FOR IMMEDIATE RELEASE
March 29, 2018
CONTACT: Sam Yu | email@example.com | 213-703-0992
Trump administration seeks to erase undocumented communities from Census
Chicago, IL – On Monday, March 26th, Commerce Secretary Wilbur Ross agreed to a request from the Justice Department to include for the first time since the 1950s a citizenship status question on the 2020 Census. NAKASEC & Affiliates, HANA Center of greater Chicago and the Korean Resource Center (KRC) of Southern California, strongly oppose the last minute addition of this question which only serves to lower the count of immigrant communities.
U.S. Census data is critical because it gives the government pertinent demographic data regarding who lives in the U.S. and which communities need the most support. Moreover, the data collected is then used to allocate federal funding for education, health care, and other social services accordingly. To ensure that Census data is both accurate and used correctly, the Census relies on open, honest participation of community members.
Reinstating the citizenship question will directly impact the Census’ accuracy and reliability particularly for immigrant communities. By asking such a sensitive question without any legal basis, hundreds of thousands of people in our communities will feel compelled not to fill out the Census out of fear of being targeted by this administration. This will result in millions of immigrants, regardless of immigration status, being excluded from not only the Census but also representation in vital government programs. Furthermore, even citizens of the U.S. will feel obliged not to fill out the Census out of concern over how such personal information will be used by this administration which has shown its true colors over immigration.

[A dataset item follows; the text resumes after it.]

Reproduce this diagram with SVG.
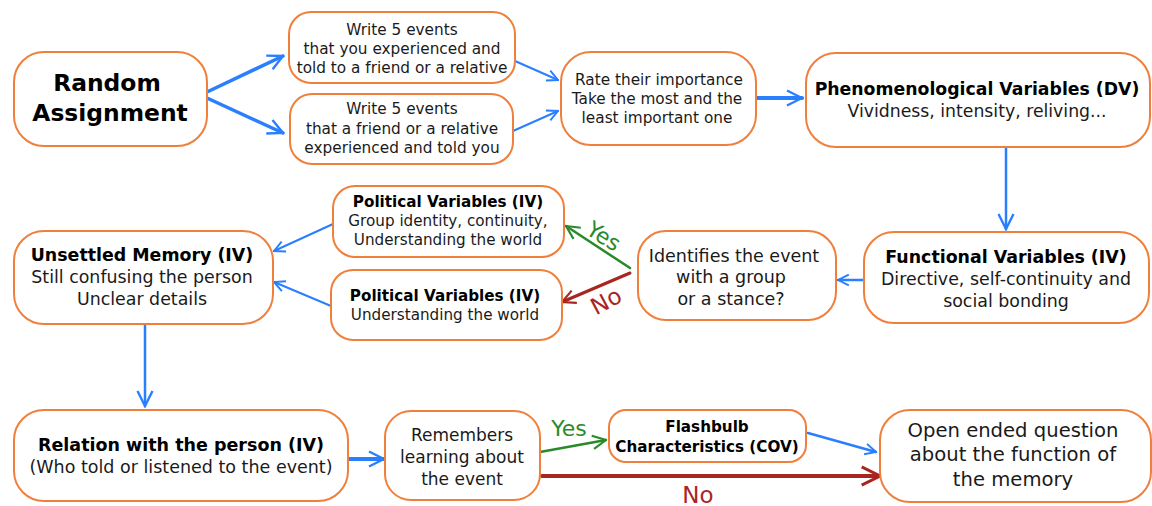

Xenophobia and politics have no place in the Census; the decision to add the citizenship status question is adverse for the Census, our communities, and for America.
These sentiments have been echoed by 60 members of Congress, including Representative Pramila Jayapal (D-WA), Representative Grijalva (D-AZ), and Congresswoman Judy Chu (D-CA), who oppose this last minute addition, 161 Republican and Democratic mayors from across the nation, and immigrant communities who will bear the brunt of this burden should the citizenship question be reinstated.
On Tuesday, March 27, Senator Brian Schatz (D-HI), Senator Tammy Duckworth (D-IL), and 6 other U.S. Senators introduced the 2020 Census Improving Data and Enhanced Accuracy (IDEA) Act, legislation that would protect the accuracy of the 2020 census and ensure any proposed changes to the count are properly studied, researched, and tested. NAKASEC & Affiliates demand that Congress swiftly pass the 2020 Census IDEA Act because our communities have a right to be included in important, comprehensive data without fear for their lives, their families’ lives, and for their communities at large.
Founded in 1994, the National Korean American Service & Education Consortium (NAKASEC)’s mission is to organize Korean and Asian Americans to achieve social, economic, and racial justice. NAKASEC maintains offices in Annandale, Virginia, Chicago, Illinois and Los Angeles, California. NAKASEC has affiliates in Chicago (HANA Center) and Los Angeles and Orange County (Korean Resource Center).